The Naira depreciated against the dollar, sliding to 741 from 731 at last week’s close as FX demand increased and the central bank allowed old 500- and 1000-Naira notes to recirculate. Nigeria’s annual inflation edged higher in February, with prices rising 21.91% compared to 21.82% a month earlier. That prompted the central bank to raise interest rates by 50bps to 18%. The cash scarcity in recent weeks forced Nigerians to turn to e-payment channels, where transactions in February jumped 121.6% compared to a year earlier. We expect the Naira to continue weakening against the dollar in the near term as FX demand gathers steam.

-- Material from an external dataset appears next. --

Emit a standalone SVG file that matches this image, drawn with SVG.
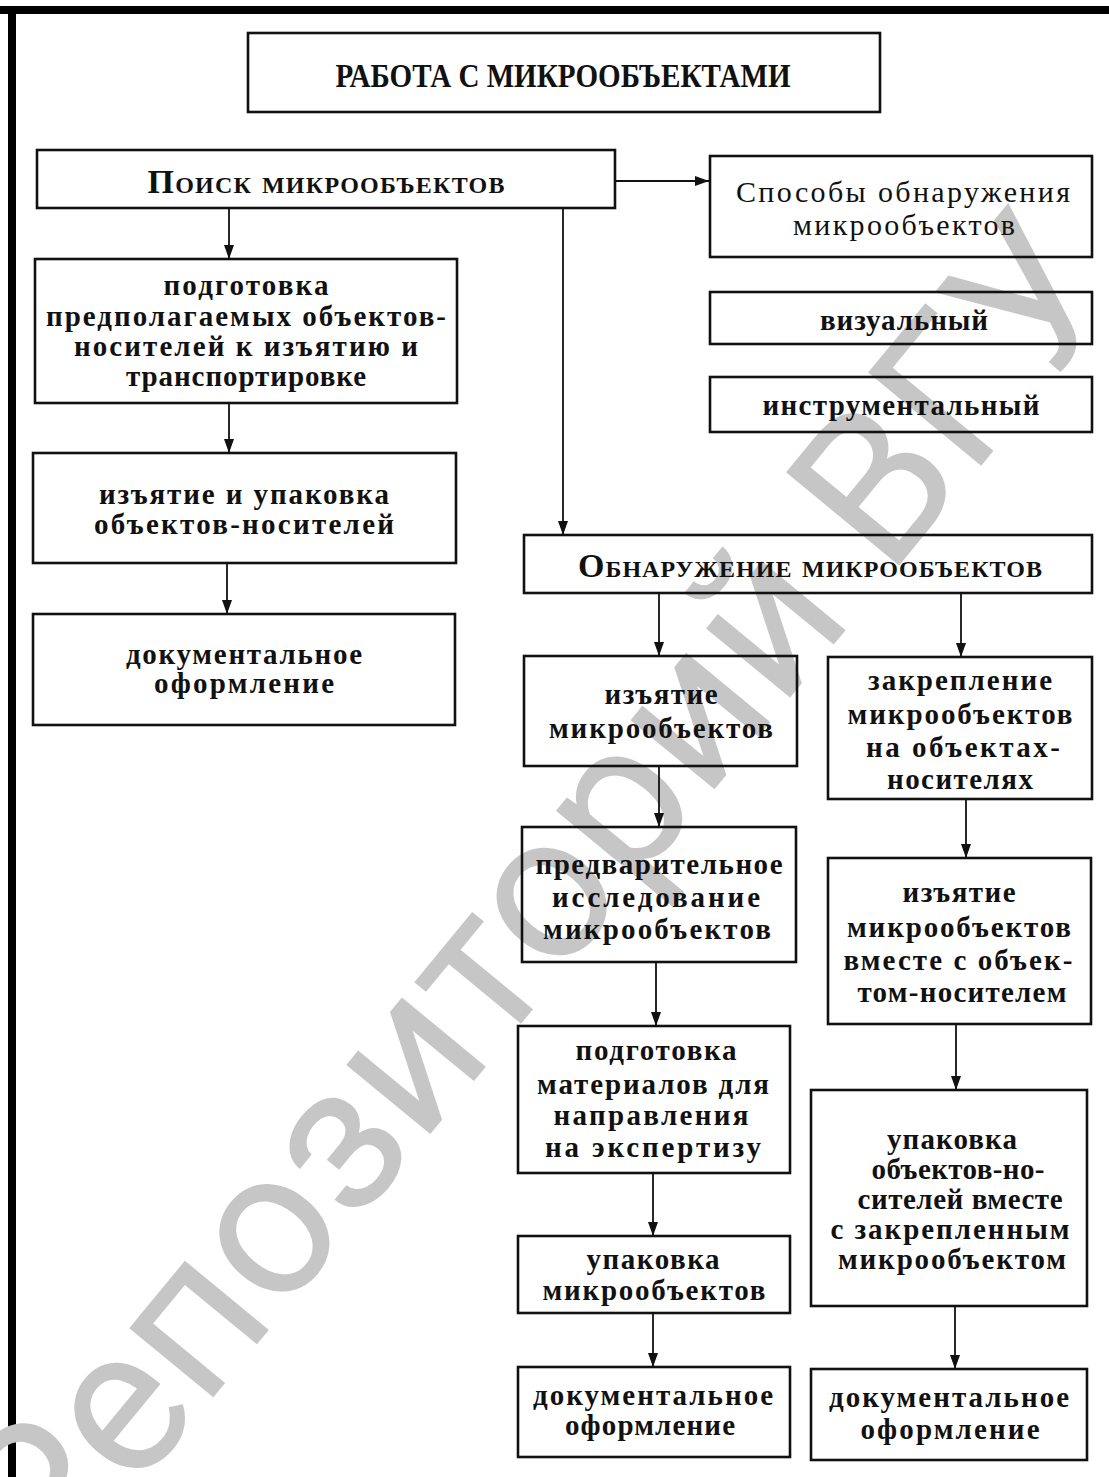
<svg xmlns="http://www.w3.org/2000/svg" width="1109" height="1477" viewBox="0 0 1109 1477">
<style>
.box{fill:none;stroke:#111;stroke-width:2.6}
.ln{fill:none;stroke:#111;stroke-width:1.8}
.t{font-family:"Liberation Serif",serif;font-weight:bold;font-size:29px;fill:#111;text-anchor:middle}
.h{font-family:"Liberation Serif",serif;font-weight:normal;font-size:30px;fill:#111;text-anchor:middle}
.ttl{font-family:"Liberation Serif",serif;font-weight:bold;font-size:34px;fill:#111;text-anchor:middle}
.sc{font-family:"Liberation Serif",serif;font-weight:bold;font-variant:small-caps;font-size:34px;fill:#111;text-anchor:middle}
.wm{font-family:Roboto,"Liberation Sans",sans-serif;font-size:206px;fill:#c6c6c6}
</style>
<defs>
<marker id="ah" markerUnits="userSpaceOnUse" markerWidth="14" markerHeight="10" refX="14" refY="5" orient="auto">
<path d="M0,0 L14,5 L0,10 z" fill="#111"/>
</marker>
</defs>
<rect x="0" y="0" width="1109" height="1477" fill="#fff"/>
<rect x="0" y="6" width="1109" height="8" fill="#000"/>
<rect x="8" y="6" width="8" height="1471" fill="#000"/>
<text class="wm" transform="translate(52,1593) rotate(-50.5)">Репозиторий ВГУ</text>

<g id="connectors">
<line class="ln" x1="615" y1="181" x2="709" y2="181" marker-end="url(#ah)"/>
<line class="ln" x1="229" y1="208" x2="229" y2="259" marker-end="url(#ah)"/>
<line class="ln" x1="229" y1="403" x2="229" y2="453" marker-end="url(#ah)"/>
<line class="ln" x1="227" y1="563" x2="227" y2="614" marker-end="url(#ah)"/>
<line class="ln" x1="563" y1="208" x2="563" y2="535" marker-end="url(#ah)"/>
<line class="ln" x1="659" y1="593" x2="659" y2="656" marker-end="url(#ah)"/>
<line class="ln" x1="961" y1="593" x2="961" y2="657" marker-end="url(#ah)"/>
<line class="ln" x1="659" y1="766" x2="659" y2="827" marker-end="url(#ah)"/>
<line class="ln" x1="966" y1="799" x2="966" y2="858" marker-end="url(#ah)"/>
<line class="ln" x1="656" y1="962" x2="656" y2="1026" marker-end="url(#ah)"/>
<line class="ln" x1="956" y1="1024" x2="956" y2="1090" marker-end="url(#ah)"/>
<line class="ln" x1="653" y1="1173" x2="653" y2="1236" marker-end="url(#ah)"/>
<line class="ln" x1="653" y1="1313" x2="653" y2="1367" marker-end="url(#ah)"/>
<line class="ln" x1="955" y1="1306" x2="955" y2="1369" marker-end="url(#ah)"/>
</g>

<g id="title">
<rect class="box" x="248" y="33" width="632" height="79"/>
<text class="ttl" x="563" y="87" textLength="455" lengthAdjust="spacingAndGlyphs">РАБОТА С МИКРООБЪЕКТАМИ</text>
</g>
<g id="poisk">
<rect class="box" x="37" y="150" width="578" height="58"/>
<text class="sc" x="326" y="193" textLength="357">Поиск микрообъектов</text>
</g>
<g id="sposoby">
<rect class="box" x="710" y="156" width="382" height="101"/>
<text class="h" x="903" y="202" textLength="334">Способы обнаружения</text>
<text class="h" x="904" y="235" textLength="222">микрообъектов</text>
</g>
<g id="vizual">
<rect class="box" x="710" y="292" width="382" height="52"/>
<text class="t" x="904" y="330" textLength="168">визуальный</text>
</g>
<g id="instr">
<rect class="box" x="710" y="377" width="382" height="55"/>
<text class="t" x="901" y="415" textLength="277">инструментальный</text>
</g>
<g id="podg1">
<rect class="box" x="35" y="259" width="422" height="144"/>
<text class="t" x="246" y="295" textLength="165">подготовка</text>
<text class="t" x="246" y="326" textLength="400">предполагаемых объектов-</text>
<text class="t" x="246" y="356" textLength="344">носителей к изъятию и</text>
<text class="t" x="246" y="386" textLength="240">транспортировке</text>
</g>
<g id="izyat1">
<rect class="box" x="33" y="453" width="423" height="110"/>
<text class="t" x="244" y="504" textLength="290">изъятие и упаковка</text>
<text class="t" x="244" y="534" textLength="300">объектов-носителей</text>
</g>
<g id="dok1">
<rect class="box" x="33" y="614" width="422" height="111"/>
<text class="t" x="244" y="664" textLength="236">документальное</text>
<text class="t" x="244" y="693" textLength="180">оформление</text>
</g>
<g id="obnar">
<rect class="box" x="524" y="535" width="568" height="58"/>
<text class="sc" x="810" y="577" textLength="464">Обнаружение микрообъектов</text>
</g>
<g id="izyat2">
<rect class="box" x="524" y="656" width="273" height="110"/>
<text class="t" x="661" y="704" textLength="113">изъятие</text>
<text class="t" x="661" y="738" textLength="224">микрообъектов</text>
</g>
<g id="zakrep">
<rect class="box" x="828" y="657" width="264" height="142"/>
<text class="t" x="960" y="690" textLength="184">закрепление</text>
<text class="t" x="960" y="724" textLength="225">микрообъектов</text>
<text class="t" x="963" y="757" textLength="194">на объектах-</text>
<text class="t" x="960" y="789" textLength="146">носителях</text>
</g>
<g id="predv">
<rect class="box" x="522" y="827" width="274" height="135"/>
<text class="t" x="659" y="874" textLength="247">предварительное</text>
<text class="t" x="656" y="907" textLength="208">исследование</text>
<text class="t" x="657" y="939" textLength="228">микрообъектов</text>
</g>
<g id="izyat3">
<rect class="box" x="828" y="858" width="263" height="166"/>
<text class="t" x="959" y="902" textLength="113">изъятие</text>
<text class="t" x="959" y="937" textLength="224">микрообъектов</text>
<text class="t" x="958" y="970" textLength="229">вместе с объек-</text>
<text class="t" x="962" y="1002" textLength="209">том-носителем</text>
</g>
<g id="podg2">
<rect class="box" x="518" y="1026" width="272" height="147"/>
<text class="t" x="656" y="1060" textLength="161">подготовка</text>
<text class="t" x="653" y="1094" textLength="232">материалов для</text>
<text class="t" x="651" y="1125" textLength="195">направления</text>
<text class="t" x="653" y="1157" textLength="216">на экспертизу</text>
</g>
<g id="upak_r">
<rect class="box" x="811" y="1090" width="276" height="216"/>
<text class="t" x="952" y="1149" textLength="130">упаковка</text>
<text class="t" x="958" y="1179" textLength="173">объектов-но-</text>
<text class="t" x="960" y="1209" textLength="205">сителей вместе</text>
<text class="t" x="950" y="1239" textLength="239">с закрепленным</text>
<text class="t" x="952" y="1269" textLength="228">микрообъектом</text>
</g>
<g id="upak2">
<rect class="box" x="518" y="1236" width="272" height="77"/>
<text class="t" x="653" y="1269" textLength="133">упаковка</text>
<text class="t" x="654" y="1300" textLength="223">микрообъектов</text>
</g>
<g id="dok2">
<rect class="box" x="518" y="1367" width="272" height="90"/>
<text class="t" x="653" y="1405" textLength="240">документальное</text>
<text class="t" x="650" y="1435" textLength="170">оформление</text>
</g>
<g id="dok3">
<rect class="box" x="811" y="1369" width="276" height="91"/>
<text class="t" x="949" y="1407" textLength="240">документальное</text>
<text class="t" x="950" y="1439" textLength="179">оформление</text>
</g>
</svg>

Cedi climbs as lower oil price eases dollar demand
The Cedi gained against the dollar, climbing to 12.25 from 12.41 at last week’s close as FX demand eased amid a decline in oil prices. Ghanaian Finance Minister Ken Ofori-Atta said that talks are continuing with China about restructuring its debt following a successful domestic debt exchange programme. China is Ghana’s biggest bilateral lender, with about $1.7bn in loans outstanding. Ghana needs to reach a deal with all its creditors to unlock a $3bn bailout from the IMF. We expect the Cedi to continue trading around current levels in the short term, absent further progress in the restructuring talks.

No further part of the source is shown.